‘The history of revolutions in warfare has shown they are won by those who uncover the most effective ways of using new technologies, not necessarily those who invent the technology first’. — Paul Scharre

I. Introduction
The proliferation of advanced artificial intelligence (AI) is rapidly reshaping the global security landscape, and nowhere is this transformation more destabilizing than in its adoption by non-state actors (NSAs). The epicenter of this shift is not just the arrival of new tools, but a fundamental change in the nature of conflict itself. This is heralded by a handful of research labs whose design decisions, safety trade-offs, and release models now serve as a form of de facto international security policy. Their internal debates over a model’s capabilities and its release structure are, in effect, private arms-control negotiations that have immediate, public, and global security consequences.

This new reality is driven by an asymmetry of adaptation. Agile NSAs operate without the bureaucratic friction and ethical and legal constraints that bind states. They can adopt, modify, and deploy new technologies at the speed of innovation. In today’s world, AI acts as an evolutionary accelerant for agile non-state actors while often becoming a bureaucratic obstacle for the states that must defend against them. Capabilities once confined to the arsenals of well-resourced nation-states are becoming increasingly accessible through commercially available AI tools. This democratization is not just a quantitative shift, providing more actors with more tools, but a qualitative leap, empowering a more diverse set of NSAs — from radicalized individuals to sophisticated criminal organizations — to challenge established power dynamics with a level of sophistication previously reserved for nation-states.

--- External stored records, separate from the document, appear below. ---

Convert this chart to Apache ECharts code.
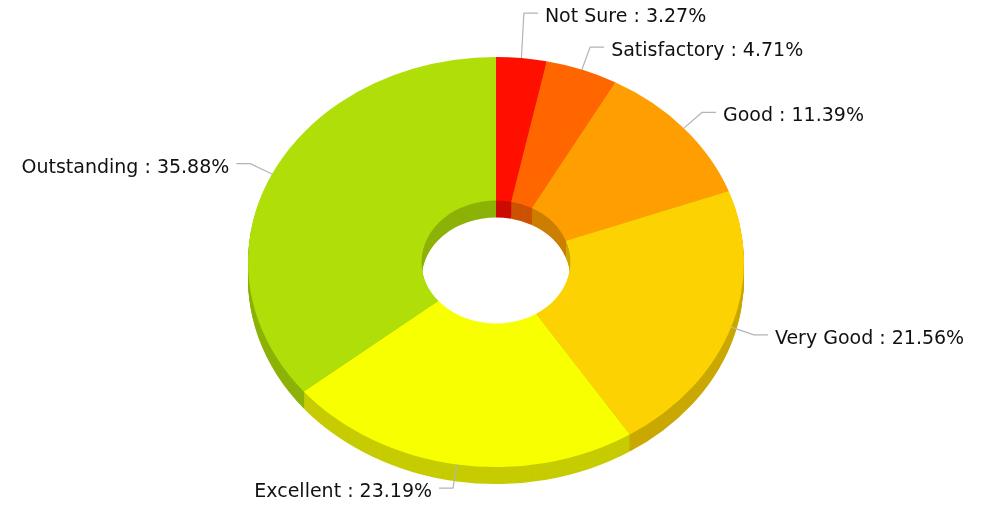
<!DOCTYPE html>
<html>
<head>
    <meta charset="utf-8" />
    <title></title>
    <script type="text/javascript" src="https://cdn.jsdelivr.net/npm/echarts@6/dist/echarts.min.js"></script>
    <style>
        html, body { margin: 0; padding: 0; background: #fff; }
        #chart { width: 982px; height: 506px; }
    </style>
</head>
<body>
    <div id="chart"></div>
    <script type="text/javascript">
        var names = ['Not Sure', 'Satisfactory', 'Good', 'Very Good', 'Excellent', 'Outstanding'];
        var values = [3.27, 4.71, 11.39, 21.56, 23.19, 35.88];
        var colors = ['#FF0F00', '#FF6600', '#FF9E01', '#FCD202', '#F8FF01', '#B0DE09'];

        // ellipse geometry of the tilted donut
        var cx = 496, cy = 262, rx = 248, ry = 205, hole = 0.3, depth = 17;
        var k = ry / rx;

        function darken(hex, f) {
            var n = parseInt(hex.slice(1), 16);
            var r = Math.round(((n >> 16) & 255) * f), g = Math.round(((n >> 8) & 255) * f), b = Math.round((n & 255) * f);
            return 'rgb(' + r + ',' + g + ',' + b + ')';
        }
        var sideColors = colors.map(function (c) { return darken(c, 0.8); });

        var total = values.reduce(function (a, b) { return a + b; }, 0);
        var slices = [];
        var acc = 0;
        values.forEach(function (v) {
            var a0 = acc / total * 360;
            acc += v;
            var a1 = acc / total * 360;
            var mid = (a0 + a1) / 2 * Math.PI / 180;
            slices.push({
                a0: a0, a1: a1,
                px: cx + rx * Math.sin(mid), py: cy - ry * Math.cos(mid),
                qx: cx + (rx + 24) * Math.sin(mid), qy: cy - (ry + 24) * Math.cos(mid),
                right: Math.sin(mid) >= 0
            });
        });
        // push labels apart on each side
        [true, false].forEach(function (side) {
            var list = slices.filter(function (s) { return s.right === side; }).sort(function (a, b) { return b.qy - a.qy; });
            for (var i = 1; i < list.length; i++) {
                if (list[i - 1].qy - list[i].qy < 34) list[i].qy = list[i - 1].qy - 34;
            }
        });

        function renderItem(params, api) {
            var i = params.dataIndex, s = slices[i];
            var sa = (s.a0 - 90) * Math.PI / 180, ea = (s.a1 - 90) * Math.PI / 180;
            var parts = [];
            for (var d = depth; d >= 1; d--) {
                parts.push({
                    type: 'sector',
                    shape: { cx: cx, cy: cy + d / k, r: rx, r0: rx * hole, startAngle: sa, endAngle: ea, clockwise: true },
                    style: { fill: sideColors[i] },
                    z2: 100 - d
                });
            }
            parts.push({
                type: 'sector',
                shape: { cx: cx, cy: cy, r: rx, r0: rx * hole, startAngle: sa, endAngle: ea, clockwise: true },
                style: { fill: colors[i] },
                z2: 200
            });
            var dir = s.right ? 1 : -1;
            var label = names[i] + ' : ' + api.value(0).toFixed(2) + '%';
            return {
                type: 'group',
                children: [
                    { type: 'group', originX: cx, originY: cy, scaleY: k, children: parts },
                    {
                        type: 'polyline',
                        shape: { points: [[s.px, s.py], [s.qx, s.qy], [s.qx + dir * 14, s.qy]] },
                        style: { stroke: '#b4b4b4', lineWidth: 1.2, fill: null },
                        z2: 300
                    },
                    {
                        type: 'text',
                        style: {
                            text: label, x: s.qx + dir * 21, y: s.qy + 4,
                            align: s.right ? 'left' : 'right', verticalAlign: 'middle',
                            fill: '#111', font: '19px Verdana, "DejaVu Sans", sans-serif'
                        },
                        z2: 300
                    }
                ]
            };
        }

        var myChart = echarts.init(document.getElementById('chart'));
        var option = {
            backgroundColor: '#fff',
            animation: false,
            series: [{
                type: 'custom',
                coordinateSystem: 'none',
                renderItem: renderItem,
                data: values
            }]
        };
        myChart.setOption(option);
    </script>
</body>
</html>
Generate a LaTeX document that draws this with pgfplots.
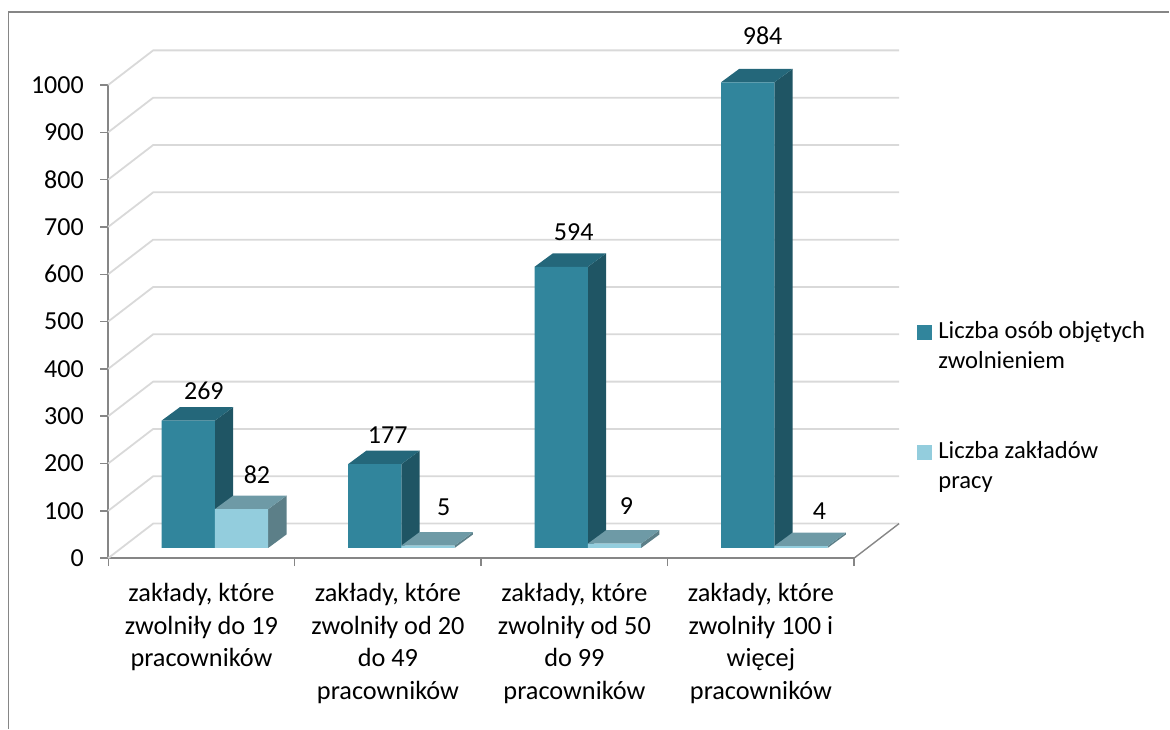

The prevailing scholarship often focuses on state-centric competition as a driver for this shift. This, however, mistakes the effect — a state-level AI arms race — for the cause, the underlying proliferation of the technology itself. In this paper, I argue that the primary driver of the new, increasingly asymmetric threat landscape is the AI development ecosystem. The design, training, and release of frontier models — both closed and open-source — are directly lowering the floor for NSAs to conduct catastrophic attacks and, in time, will raise the ceiling of damage they can inflict.

This paper will analyze this transformation in three parts. First, it will examine how the dual-use capabilities embedded in lab-built models — from large language models (LLMs) to biological design tools (BDTs) — are democratizing the capabilities for harm. Second, it will explore the inherent risks, evaluating how the synthesis of AI capabilities creates qualitatively new threats. It will conclude with an assessment of how these transformations force a fundamental re-evaluation of the strategic calculus for the modern state.